Detailed instructions

  1. Select a Color Mode from the dropdown: choose Any, Light, Dark, Vibrant, or Muted based on your project's needs.
  2. Click the Generate button to instantly produce a random hex color code matching your chosen mode.
  3. Preview the color in the output swatch to judge it visually before committing.
  4. Click the copy icon or select the hex code text and copy it to your clipboard.
  5. Paste the hex code directly into your CSS file, design tool color input, or code editor wherever a color value is needed.

Use Cases

  • Seeding random background colors for user avatar placeholders in a React component
  • Stress-testing CSS contrast ratios with light and dark hex values in Storybook
  • Finding a muted hex for a card background that won't compete with foreground content
  • Grabbing a vibrant accent hex to prototype a data visualization color scale
  • Filling dummy color swatches in a Figma design system component library

Tips

  • Use 'Light' mode when you need placeholder background colors for cards — they'll be readable with dark text by default.
  • Generate 5–6 'Vibrant' colors in quick succession to build a rough data-visualization palette before refining in a palette tool.
  • Muted mode pairs well with a single manually chosen accent: use random muted codes for secondary elements, then set your brand color as the primary.
  • If a generated color is close but not quite right, note its hex value, open your design tool's color picker, and nudge the hue or lightness from there rather than generating again.
  • For accessible UI, always check generated hex codes against a contrast checker — even 'Light' or 'Dark' modes don't guarantee WCAG-compliant contrast ratios with a specific opposing color.
  • When seeding avatar backgrounds in code, store the hex value against the user ID so the color stays consistent across sessions rather than regenerating on each load.

FAQ

how do I use a random hex color in CSS or Tailwind

Paste it directly into any CSS color property — for example, background-color: #a3f2c1. In Tailwind, add it to your tailwind.config.js under the colors key to register it as a custom token. Both accept the standard six-digit #RRGGBB format this generator outputs.

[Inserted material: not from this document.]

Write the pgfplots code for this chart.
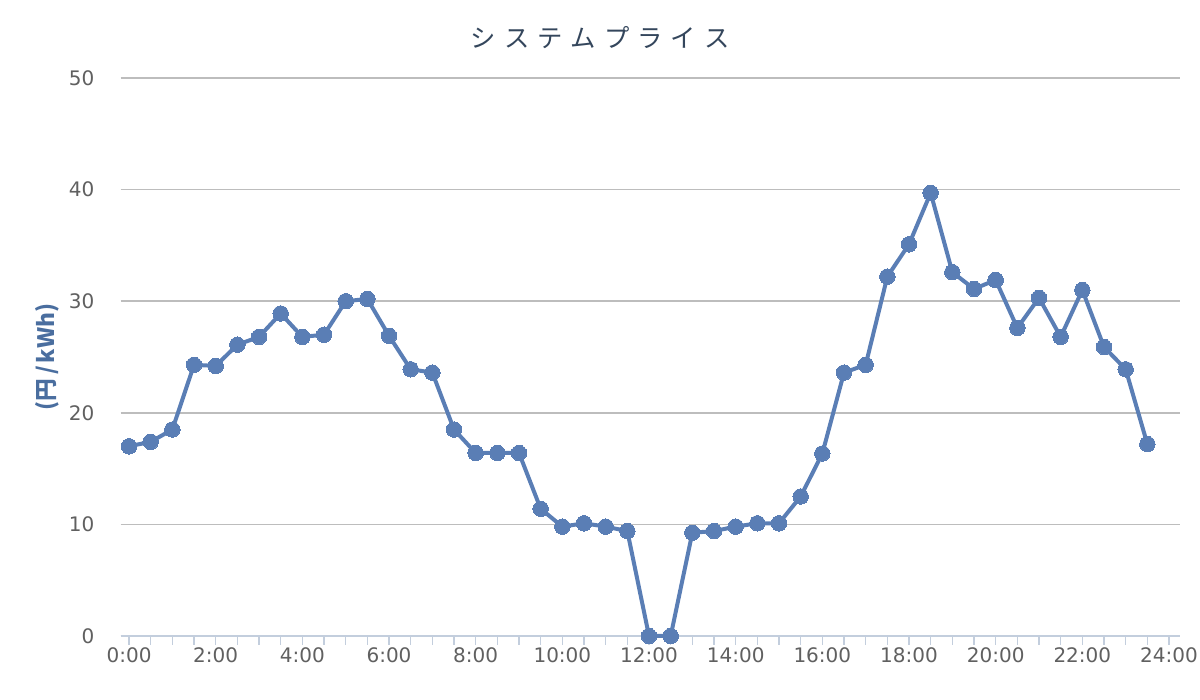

what does the color mode filter actually do

It narrows the output pool based on brightness or saturation. Light returns high-brightness codes good for backgrounds; Dark returns low-brightness codes suited to text or dark themes. Vibrant gives high-saturation, intense hues, while Muted returns soft, desaturated tones. Any applies no filter and picks from all 16.7 million possible hex values.

is there a way to generate multiple random hex colors at once

This generator produces one color per click, which is intentional for quick single-color decisions. For a full palette, click several times and copy each code, or use a dedicated palette generator that outputs complementary or analogous sets together. For programmatic use, Math.floor(Math.random()*16777215).toString(16) gives unlimited hex values in JavaScript.